Rugby Union, England
Emily Scarratt burst onto the International scene in 2008 with 12 tries in 12 games. Scarratt first played rugby at the age of five, but could easily have gone on to represent England at hockey, rounders or even basketball (she was offered a US Basketball Scholarship when she was 16). Wearing 13 or 15 on her back, Scarratt has scored 25 tries and 192 points for England, and at 23 is likely to score many more. She plays club rugby for Lichfield, represents England in Rugby Union and Sevens and was named the 2013 Women's Rugby Player of the Year. Oh, and she is also a PE Assistant in her spare time.
Susie Wolff
Formula One, Britain
Motorsports are a notoriously testosterone-driven arena. Scottish racing driver Susie Wolff has had to battle the ridiculous stereotype that women make terrible drivers, whether they’re in a Ford Fiesta or Formula One car to become a development driver for the Williams Formula One team in 2012. Women have competed alongside men in Formula One, but not for forty years, and Susie is determined to become the first British woman to drive in a Formula One race. The critics have been lining up to claim that women can’t compete at the pinnacle of the racing world, and Wolff has plenty of tales to tell of the sexism she faces.
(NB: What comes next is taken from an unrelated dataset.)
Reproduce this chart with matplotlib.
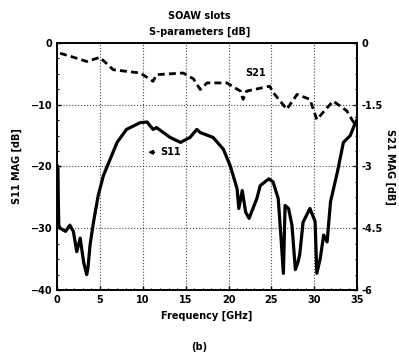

But she hopes that she will be able to inspire girls to get into the sport: “People tell me that their daughters didn’t realise that girls could even race until they had heard of me.”
Serena Williams
Tennis, US
Despite its popularity being troublingly tied up with the marketability of the women who play it, women’s tennis fares a little better than many other sports, with equal prize money handed out at all four Grand Slam tournaments since 2007. The Williams sisters can be credited with raising the profile of the women’s game and becoming household names in the process. Whilst Venus Williams has not sustained her initial level of success, her younger sister has been consistently at the top of the game since she won her first US Open in 1999, at the age of 18. Since then, Williams has notched up 16 more Grand Slam wins, across all surfaces, as well as an Olympic Gold. Now 32, in 2013 Williams has regained the WTA’s Number One ranking for the sixth time in her career, indicating that there may well be more titles to come.
Inbee Park
Golf, South Korea
25-year-old South Korean Inbee Park has been the number one ranked player in the Women's World Golf Rankings since 15 April 2013. Having started playing golf at the age of 10, Park turned professional at 18,as soon as she was allowed under the LPGA rules. Park has won four major championships in her career, including three consecutive major wins during the 2013 season, becoming only the fourth LPGA Tour player to win three majors in a calendar year. She is also the youngest player to win the U.S. Women's Open. Awarded the LPGA's Player of the Year, Park's successes in 2013 have brought a lot of publicity to women's golf.